Last edited: February 14, 2005


Romania rejects decriminalising gay sex

Reuters, June 30, 1998

By Roxana Dascalu

BUCHAREST - Romania's parliament on Tuesday rejected a government proposal to decriminalise gay sex and align laws with Europe-wide standards, drawing immediate criticism from the Council of Europe.

The lower house Chamber of Deputies voted against changes to the post- communist criminal code which would have scrapped jail sentences meted out to homosexuals.

"It would be immoral to legalise homosexual sex," said Emil Popescu, a lawyer and member of the Christian Democrats, the main party in the centrist coalition government.

"Homosexual couples are sterile. They cannot breed. We want a healthy nation," he said to applause from a cross-section of members of the chamber, which is overwhelmingly dominated by men.

Local human rights groups criticised the vote as a serious mistake liable to unleash a strong international lobby against Romania's bid to join the European Union and NATO.

The Council of Europe, the continent's main human rights watchdog, had agreed to stop monitoring the situation in Romania on the assumption that the changes would go through.

Finland's Gunnar Jannson, a spokesman on Romanian affairs at the Council of Europe, said that the vote was "not a very wise decision on three counts."

"The first and most serious is that when Romania joined the Council of Europe, it undertook to amend this article 200 to draw into line with European standards," he told Reuters in Strasbourg.

"Secondly, Prime Minister Radu Vasile, while visiting the Council of Europe in April 1998, undertook to present this amendment. I cannot blame the government, but if it has a parliamentary majority, this amendment should have been adopted."

The third reason, he said, was that this would mean that the council's parliamentary assembly, at its next sitting in September, would now almost certainly demand to reopen its monitoring in Romania and send a mission to Bucharest.

Romanian Justice Minister Valeriu Stoica, the driving force behind the changes, last month submitted to parliament a set of changes to the criminal code, which would have legalised homosexuality.

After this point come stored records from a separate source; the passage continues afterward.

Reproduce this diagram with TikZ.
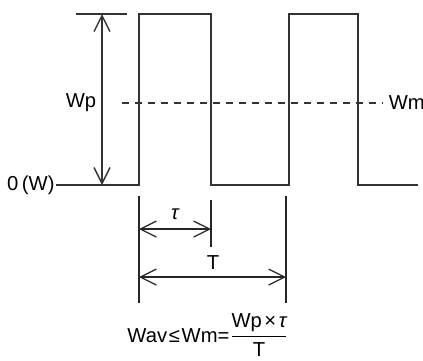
\documentclass[tikz,border=0pt]{standalone}
\usepackage{amsmath}
\usepackage{fontspec}
\setmainfont{Liberation Sans}
\usetikzlibrary{calc, arrows.meta}

\tikzset{
  dimarrow/.style={{Straight Barb[length=3.2mm, width=3.2mm]}-{Straight Barb[length=3.2mm, width=3.2mm]}},
  wave/.style={line width=0.8pt, black!80},
  lbl/.style={inner sep=0.5pt, font=\fontsize{11.5}{13}\selectfont}
}

\begin{document}
\begin{tikzpicture}[x=0.02cm, y=-0.02cm, line width=0.7pt]
  \useasboundingbox (0,0) rectangle (423,360);

  % levels: top = 14, zero = 185, mean = 103
  \coordinate (R1b) at (139,185);
  \coordinate (R1t) at (139,14);
  \coordinate (F1t) at (211,14);
  \coordinate (F1b) at (211,185);
  \coordinate (R2b) at (289,185);
  \coordinate (R2t) at (289,14);
  \coordinate (F2t) at (358,14);
  \coordinate (F2b) at (358,185);
  \coordinate (End) at (418,185);

  \node[lbl, anchor=east] (zero) at (56,185) {0\kern2pt(W)};

  % pulse train
  \draw[wave] (zero.east) -- (R1b) -- (R1t) -- (F1t) -- (F1b)
    -- (R2b) -- (R2t) -- (F2t) -- (F2b) -- (End);

  % peak marker and Wp
  \coordinate (Pk1) at (76,14);
  \coordinate (Pk2) at (127,14);
  \coordinate (WpT) at (102,14);
  \coordinate (WpB) at (102,185);
  \draw[wave] (Pk1) -- (Pk2);
  \draw[wave, dimarrow] (WpT) -- (WpB);
  \node[lbl] (wp) at (81,103) {Wp};

  % mean level Wm
  \coordinate (M1) at (122,103);
  \coordinate (M2) at (382,103);
  \draw[black!80, dash pattern=on 1.4mm off 1.2mm] (M1) -- (M2);
  \node[lbl, anchor=west, xshift=3pt] (wm) at (M2) {Wm};

  % tau and T
  \coordinate (A1) at (139,196);
  \coordinate (A2) at (139,303);
  \coordinate (B1) at (211,200);
  \coordinate (B2) at (211,247);
  \coordinate (C1) at (286,196);
  \coordinate (C2) at (286,303);
  \draw[black!85] (A1) -- (A2);
  \draw[black!85] (B1) -- (B2);
  \draw[black!85] (C1) -- (C2);

  \coordinate (tauL) at (139,229);
  \coordinate (tauR) at (211,229);
  \coordinate (TL) at (139,277);
  \coordinate (TR) at (286,277);
  \draw[black!85, dimarrow] (tauL) -- (tauR);
  \draw[black!85, dimarrow] (TL) -- (TR);
  \node[lbl] (tau) at (175,214) {\itshape τ};
  \node[lbl] (per) at (213,263) {T};

  % average power
  \node[lbl, anchor=south] (formula) at (208,358) {Wav\kern1pt≤\kern1ptWm=$\dfrac{\text{Wp\kern1.5pt×\kern1.5pt\itshape τ}}{\text{T}}$};
\end{tikzpicture}
\end{document}
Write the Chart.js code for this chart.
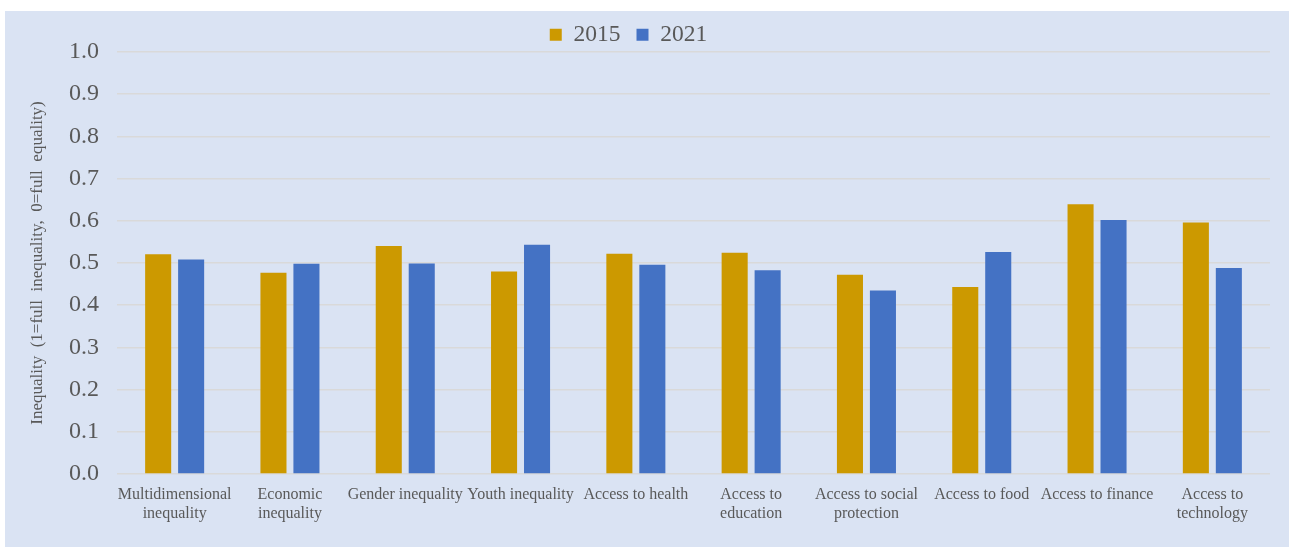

The vote kept in place existing post-communist laws under which homosexual acts are subject to legal action if they "cause a scandal" - generally meaning if they are publicly denounced.

Romanian society has been slow to accept gay rights.

A law adopted by the leftists who ran Romania from the fall of communism in 1989 until 1996 made gay sex punishable by jail terms of up to three years, depending on circumstances.

The number of people held in jails on homosexuality charges is unknown, but one woman sentenced to three years was released this year after serving half her term.

Tuesday's parliamentary debate degenerated at times into uproar in the chamber, located in the marble-lined palace built by executed communist dictator Nicolae Ceausescu. Conservatives on both government and opposition benches denounced "sexual deviation."

"This is against Christian morals," former Finance Minister Mircea Ciumara said. "We should define clearly the moment when sexual intercourse starts. Does it start with a kiss?"

The Orthodox Church, one of the most conservative in Europe with the nominal allegiance of more than 80 percent of 22 million Romanians, considers homosexuality a deadly sin.

Church patriarch Teoctist has denounced homosexual behaviour in pastoral messages for Orthodox Easter.

The parliamentary vote also threw out the Justice Ministry's plans to revise libel laws under which journalists have been convicted of "insults."